Against this, there is the interesting parallel case of Jesus ben Ananias, who from around AD 62 was preaching the destruction of the Jerusalem Temple. According to Josephus (The Jewish War, Book 6, ch. 5, section 3) this Jesus was handed over to the Roman procurator Albinus. So the picture presented by the gospels of the procedure adopted with regard to the first Jesus looks broadly plausible. Indeed, the picture presented by John’s Gospel (which is normally regarded as the least historical) seems to be the most historically plausible.
Who killed Jesus?
There are two main ‘suspects’ – Pilate (the Roman prefect) and Caiaphas (the high priest).

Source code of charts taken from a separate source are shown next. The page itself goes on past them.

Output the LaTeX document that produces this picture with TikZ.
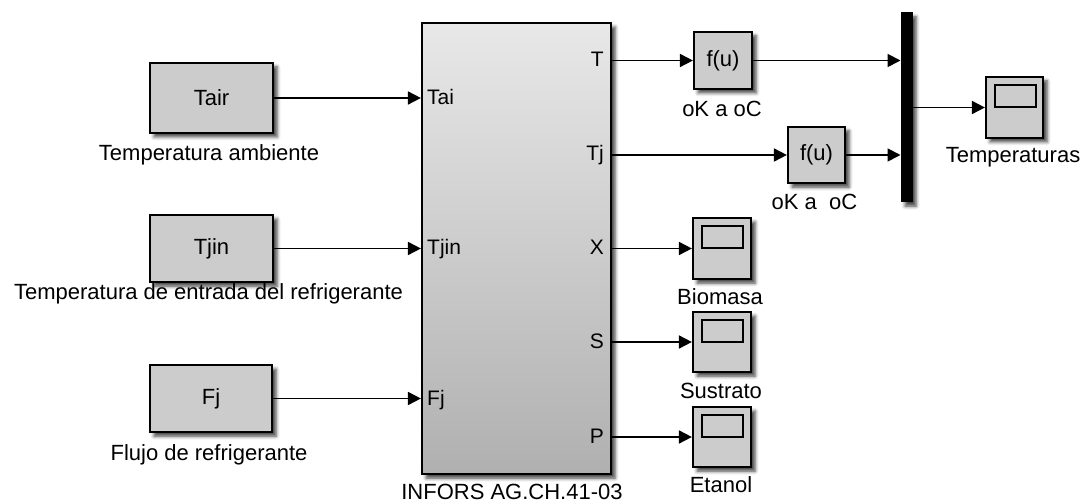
\documentclass[tikz,border=0pt]{standalone}
\usepackage{fontspec}
\setmainfont{Liberation Sans}
\usetikzlibrary{arrows.meta,shadows.blur,calc}
\definecolor{blk}{RGB}{204,204,204}
\definecolor{gtop}{RGB}{232,232,232}
\definecolor{gbot}{RGB}{176,176,176}
\tikzset{
 sh/.style={blur shadow={shadow xshift=4pt,shadow yshift=-4pt,shadow blur radius=3.5pt,shadow opacity=75}},
 blockbox/.style={draw,line width=2.2pt,fill=blk,sh,inner sep=0pt,font=\fontsize{22}{24}\selectfont},
 scopebox/.style={blockbox,path picture={\draw[line width=1.8pt] ([xshift=9pt,yshift=-8pt]path picture bounding box.north west) rectangle ++(41pt,-22pt);}},
 lbl/.style={anchor=base,inner sep=0pt,font=\fontsize{22}{24}\selectfont},
 port/.style={inner sep=0pt,font=\fontsize{21}{24}\selectfont},
 conn/.style={line width=1.8pt,-{Triangle[length=13pt,width=13pt]}},
}
\begin{document}
\begin{tikzpicture}[x=1pt,y=-1pt]
\useasboundingbox (0,0) rectangle (1084,502);
% sources
\node[blockbox,minimum width=123pt,minimum height=70pt] (tair) at (211.5,98) {Tair};
\node[blockbox,minimum width=123pt,minimum height=67pt] (tjin) at (211.5,248.5) {Tjin};
\node[blockbox,minimum width=122pt,minimum height=67pt] (fj) at (211,398.5) {Fj};
% main subsystem
\node[draw,line width=2.2pt,top color=gtop,bottom color=gbot,sh,inner sep=0pt,minimum width=189pt,minimum height=451pt] (main) at (516.5,248.5) {};
% functions
\node[blockbox,minimum width=58pt,minimum height=57pt] (fu1) at (723,60.5) {f(u)};
\node[blockbox,minimum width=57pt,minimum height=56pt] (fu2) at (816.5,155) {f(u)};
% mux
\node[draw,fill=black,line width=1pt,sh,inner sep=0pt,minimum width=11pt,minimum height=189pt] (mux) at (906.5,107.5) {};
% scopes
\node[scopebox,minimum width=57pt,minimum height=61pt] (temps) at (1014.5,107.5) {};
\node[scopebox,minimum width=58pt,minimum height=61pt] (bio) at (722,248.5) {};
\node[scopebox,minimum width=58pt,minimum height=60pt] (sus) at (722,342) {};
\node[scopebox,minimum width=58pt,minimum height=60pt] (eta) at (722,437) {};
% port labels
\node[port,anchor=base west] (pTai) at (427,105) {Tai};
\node[port,anchor=base west] (pTjin) at (427,255) {Tjin};
\node[port,anchor=base west] (pFj) at (427,405) {Fj};
\node[port,anchor=base east] (pT) at (604,67) {T};
\node[port,anchor=base east] (pTj) at (604,161) {Tj};
\node[port,anchor=base east] (pX) at (604,255) {X};
\node[port,anchor=base east] (pS) at (604,349) {S};
\node[port,anchor=base east] (pP) at (604,443) {P};
% block labels
\node[lbl] (ltair) at (209,161) {Temperatura ambiente};
\node[lbl] (ltjin) at (208.5,300) {Temperatura de entrada del refrigerante};
\node[lbl] (lfj) at (209,460) {Flujo de refrigerante};
\node[lbl] (lmain) at (512,499) {INFORS AG.CH.41-03};
\node[lbl] (lfu1) at (722,117) {oK a oC};
\node[lbl] (lfu2) at (814.5,210) {oK a\ \ oC};
\node[lbl] (ltemps) at (1013,163) {Temperaturas};
\node[lbl] (lbio) at (720,305) {Biomasa};
\node[lbl] (lsus) at (721,399) {Sustrato};
\node[lbl] (leta) at (721,492) {Etanol};
% connectors
\draw[conn] (tair.east) -- (tair.east -| main.west);
\draw[conn] (tjin.east) -- (tjin.east -| main.west);
\draw[conn] (fj.east) -- (fj.east -| main.west);
\draw[conn] (main.east |- fu1.west) -- (fu1.west);
\draw[conn] (main.east |- fu2.west) -- (fu2.west);
\draw[conn] (main.east |- bio.west) -- (bio.west);
\draw[conn] (main.east |- sus.west) -- (sus.west);
\draw[conn] (main.east |- eta.west) -- (eta.west);
\draw[conn] (fu1.east) -- (fu1.east -| mux.west);
\draw[conn] (fu2.east) -- (fu2.east -| mux.west);
\draw[conn] (mux.east |- temps.west) -- (temps.west);
\end{tikzpicture}
\end{document}
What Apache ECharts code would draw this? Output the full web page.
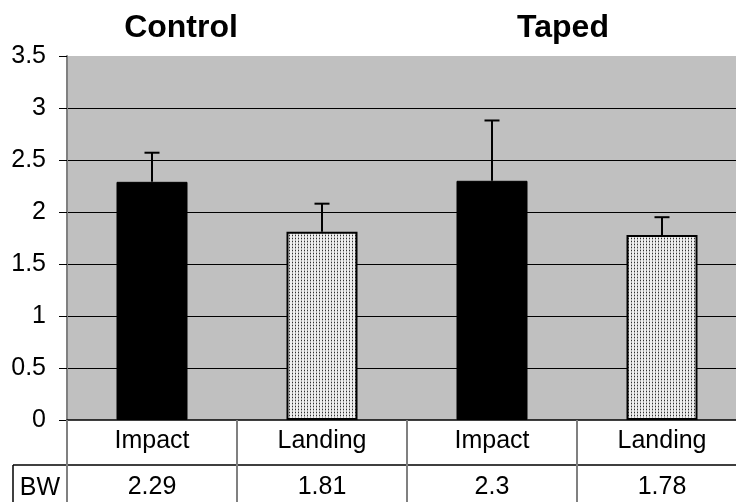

Caiaphas certainly had a motive. His primary concern was the safety of the Temple, and he would have thought cooperation with the Romans the only sure way of insuring that. All the gospels are agreed that Jesus did indeed speak against and make threats against the Temple, and this would have been sufficient to have sealed his fate (being handed over to the Roman authorities, as Jesus ben Ananias would be). Even the cleansing of the Temple (recorded in all gospels) is now seen by scholars as a threat made against the Temple. This action was in a way even stronger than his verbal threats, and the fact that he had a following would have made him seem even more dangerous.
Pilate also had a clear motive. He was the military prefect of Judaea, so security was his principal concern. The security situation in Jerusalem at the time of the Passover was a particular concern, which is why he leaves his usual base in Caesarea to go there then. The portrait presented by extra-biblical sources such as Philo and Josephus is over a violent and brutal man, so the rather wishy-washy character presented by Luke does not ring true. He was not a man to have spent any time agonizing over the fate of a peasant. Both Jesus’s entry into Jerusalem with a public demonstration of support, and his possible claiming of kingship, would have been sufficient in themselves to sign his death warrant, for someone such as Pilate.
So, who did kill Jesus? Perhaps the safest verdict is that it was a combination of the two.